Let me start out by saying, hacking is not a crime.
Mostly by way of media interpolation, hacking has gotten a bad rap. Hacking and attacking have been mixed into a soup of misinformation and when scrounging for a term to describe the latest cybersecurity event, journalists reach for a familiar one: hacker.
Hacking is legal; it serves as a well-paying job and most of all, its process helps secure us and the systems we use. Attackers, on the other hand, are criminals who leverage hacking for malicious intent. They attempt to hurt the systems and networks they hack and, in turn, they hurt people and businesses.
Hacking is not a crime.
Now why emphasize this? Because if you work in IT, InfoSec, Systems Administration, DevOps, DevSecOps, Software Engineering, Software Architecture or the plethora of other technical fields with user responsibility, you should learn how to hack. More specifically, learning the basics of hacking - and especially how to consume results from a security test - will make you and your company safer.
Security can be solved and in large part, it can be solved through education.
The SMB and Enterprise markets share a truth here: if the existing technical staff were to append offensive security as a skill on top of other know-hows, the organization will be safer. At a small business, this may be the difference between staying afloat or not. At a larger one, it could mean significant cost savings.
Learning how to hack doesn’t mean you’ll execute these skills all-day-all-night like Mr. Robot. But it does mean that you will understand the adversarial viewpoint.
You’ll understand how attackers put campaigns together and how they fly under the radar. You’ll also learn how to catch them, how they think and arguably most important, how to execute small security assessments and convert the results into action.
Now, how to get started.
Maybe you’ve been interested in the past.

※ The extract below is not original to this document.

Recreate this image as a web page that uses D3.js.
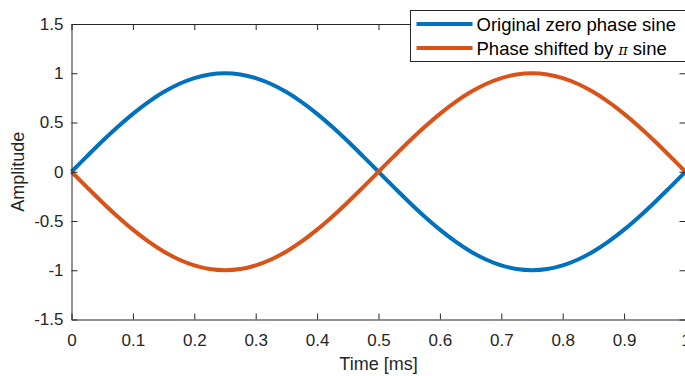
<!DOCTYPE html>
<html>
<head>
<meta charset="utf-8">
<script src="https://cdn.jsdelivr.net/npm/d3@7"></script>
<style>
  body { margin: 0; background: #fff; }
  svg { display: block; font-family: "Liberation Sans", Arial, Helvetica, sans-serif; }
</style>
</head>
<body>
<div id="chart"></div>
<script>
// time samples [ms]
const timeMs = [0, 0.025, 0.05, 0.075, 0.1, 0.125, 0.15, 0.175, 0.2, 0.225, 0.25,
  0.275, 0.3, 0.325, 0.35, 0.375, 0.4, 0.425, 0.45, 0.475, 0.5,
  0.525, 0.55, 0.575, 0.6, 0.625, 0.65, 0.675, 0.7, 0.725, 0.75,
  0.775, 0.8, 0.825, 0.85, 0.875, 0.9, 0.925, 0.95, 0.975, 1];

// amplitudes
const originalSine = [0, 0.156, 0.309, 0.454, 0.588, 0.707, 0.809, 0.891, 0.951, 0.988, 1,
  0.988, 0.951, 0.891, 0.809, 0.707, 0.588, 0.454, 0.309, 0.156, 0,
  -0.156, -0.309, -0.454, -0.588, -0.707, -0.809, -0.891, -0.951, -0.988, -1,
  -0.988, -0.951, -0.891, -0.809, -0.707, -0.588, -0.454, -0.309, -0.156, 0];
const shiftedSine = [0, -0.156, -0.309, -0.454, -0.588, -0.707, -0.809, -0.891, -0.951, -0.988, -1,
  -0.988, -0.951, -0.891, -0.809, -0.707, -0.588, -0.454, -0.309, -0.156, 0,
  0.156, 0.309, 0.454, 0.588, 0.707, 0.809, 0.891, 0.951, 0.988, 1,
  0.988, 0.951, 0.891, 0.809, 0.707, 0.588, 0.454, 0.309, 0.156, 0];

const xTicks = [0, 0.1, 0.2, 0.3, 0.4, 0.5, 0.6, 0.7, 0.8, 0.9, 1];
const yTicks = [-1.5, -1, -0.5, 0, 0.5, 1, 1.5];

const seriesNames = ['Original zero phase sine', 'Phase shifted by π sine'];
const seriesColours = ['#0072BD', '#D95319'];

const width = 685, height = 376;
const margin = { left: 71.5, top: 24, right: -0.5, bottom: 56.5 };
const axisColour = '#262626';

const svg = d3.select('#chart').append('svg')
  .attr('width', width)
  .attr('height', height);

const x = d3.scaleLinear().domain([0, 1]).range([margin.left, width - margin.right]);
const y = d3.scaleLinear().domain([-1.5, 1.5]).range([height - margin.bottom, margin.top]);

// curves
const series = [originalSine, shiftedSine];
const line = d3.line()
  .x((d, i) => x(timeMs[i]))
  .y(d => y(d))
  .curve(d3.curveCatmullRom);

const plot = svg.append('g');
series.forEach((values, k) => {
  plot.append('path')
    .datum(values)
    .attr('fill', 'none')
    .attr('stroke', seriesColours[k])
    .attr('stroke-width', 4)
    .attr('d', line);
});

// box axes with inward ticks (matlab style, plain hyphen minus)
const tickLen = 6;
const axes = [
  { axis: d3.axisBottom(x), tr: `translate(0,${y(-1.5)})`, labels: true },
  { axis: d3.axisTop(x), tr: `translate(0,${y(1.5)})`, labels: false },
  { axis: d3.axisLeft(y), tr: `translate(${x(0)},0)`, labels: true },
  { axis: d3.axisRight(y), tr: `translate(${x(1)},0)`, labels: false },
];
axes.forEach((a, i) => {
  const isX = i < 2;
  a.axis.tickValues(isX ? xTicks : yTicks)
    .tickSizeInner(-tickLen)
    .tickSizeOuter(0)
    .tickPadding(isX ? 14 : 8)
    .tickFormat(a.labels ? (d => String(d)) : '');
  const g = svg.append('g').attr('transform', a.tr).call(a.axis);
  g.select('.domain').attr('stroke', axisColour).attr('stroke-width', 1);
  g.selectAll('.tick line').attr('stroke', axisColour).attr('stroke-width', 1);
  g.selectAll('.tick text')
    .attr('fill', axisColour)
    .style('font-size', '17px')
    .style('font-family', '"Liberation Sans", Arial, sans-serif');
});

// axis titles
svg.append('text')
  .attr('x', (x(0) + x(1)) / 2)
  .attr('y', 370)
  .attr('text-anchor', 'middle')
  .attr('fill', axisColour)
  .style('font-size', '18px')
  .text('Time [ms]');

svg.append('text')
  .attr('transform', `translate(24,${(y(-1.5) + y(1.5)) / 2}) rotate(-90)`)
  .attr('text-anchor', 'middle')
  .attr('fill', axisColour)
  .style('font-size', '18px')
  .text('Amplitude');

// legend
const legend = svg.append('g').attr('transform', 'translate(410.5,10.5)');
legend.append('rect')
  .attr('width', 290)
  .attr('height', 51)
  .attr('fill', '#fff')
  .attr('stroke', axisColour)
  .attr('stroke-width', 1);

seriesNames.forEach((name, k) => {
  const ly = 13.5 + k * 24;
  legend.append('line')
    .attr('x1', 6).attr('x2', 62)
    .attr('y1', ly).attr('y2', ly)
    .attr('stroke', seriesColours[k])
    .attr('stroke-width', 4);
  const t = legend.append('text')
    .attr('x', 66)
    .attr('y', ly + 6.5)
    .attr('fill', '#000')
    .style('font-size', '18.5px');
  if (name.includes('π')) {
    const parts = name.split('π');
    t.append('tspan').text(parts[0]);
    t.append('tspan').attr('font-style', 'italic')
      .style('font-family', '"DejaVu Serif", serif')
      .style('font-size', '14px').text('π');
    t.append('tspan').text(parts[1]);
  } else {
    t.text(name);
  }
});
</script>
</body>
</html>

You may have Googled things like “how to hack” or “how to become a red teamer.” If you have, you were likely inundated with how-to articles, expensive certificate programs and outdated undergraduate programs.
Seems like a lot of work with an outcome that is kind of fuzzy.
After all, you’re not trying to become a red teamer. You’re trying to learn useful skills that can help you at work. As a systems administrator, if you gain the latest “security certificate”, can you use that at work to protect your organization? Or does that open up a new career as a security professional?
At Prelude, we’re taking a different spin at the problem of cybersecurity education.
We don’t want to re-educate you. We don’t want you to memorize dozens of shell commands from the back of index cards to prep for an exam. We want to quickly and efficiently teach you how to think like an adversary, how to execute a basic security assessment and how to pivot those results into easy actions to better secure your workplace.
Now, how do we do it
Pink Badge. Prelude offers a Pink Badge certificate program which takes you through self-paced training modules in order to learn the process red teamers take when performing security assessments.
The 4-week program is free, accessible to all and is completely supported by the security team at Prelude. As a basic training program, Pink Badge is intended for already-technical professionals who have not had (significant) exposure to the world of cybersecurity.
What will the program teach you?
Basic security terminology and how a red team operates, including video demos of hackers executing different parts of the kill chain.
How to get a Remote Access Trojan (RAT) on a target computer. Also, what a RAT actually is.
How to build your first attack.
How to read threat intelligence reports and convert them into actionable adversaries you can execute on a real network.
How to run a basic security assessment and write your findings into a report even your manager at work can act on!
As a result - and aside from new skills - you’ll gain a Pink Badge (certificate) which you can use for proof of continued education at your workplace.
Hacking is not mysterious. It’s not even always that complicated. It is a skill, like any other.
By learning the concepts behind offensive security, we hope that you will take these skills back to work in whatever position you hold. We hope that you will use them for good, not bad. And we hope that your organization, this country and this world are safer because of it.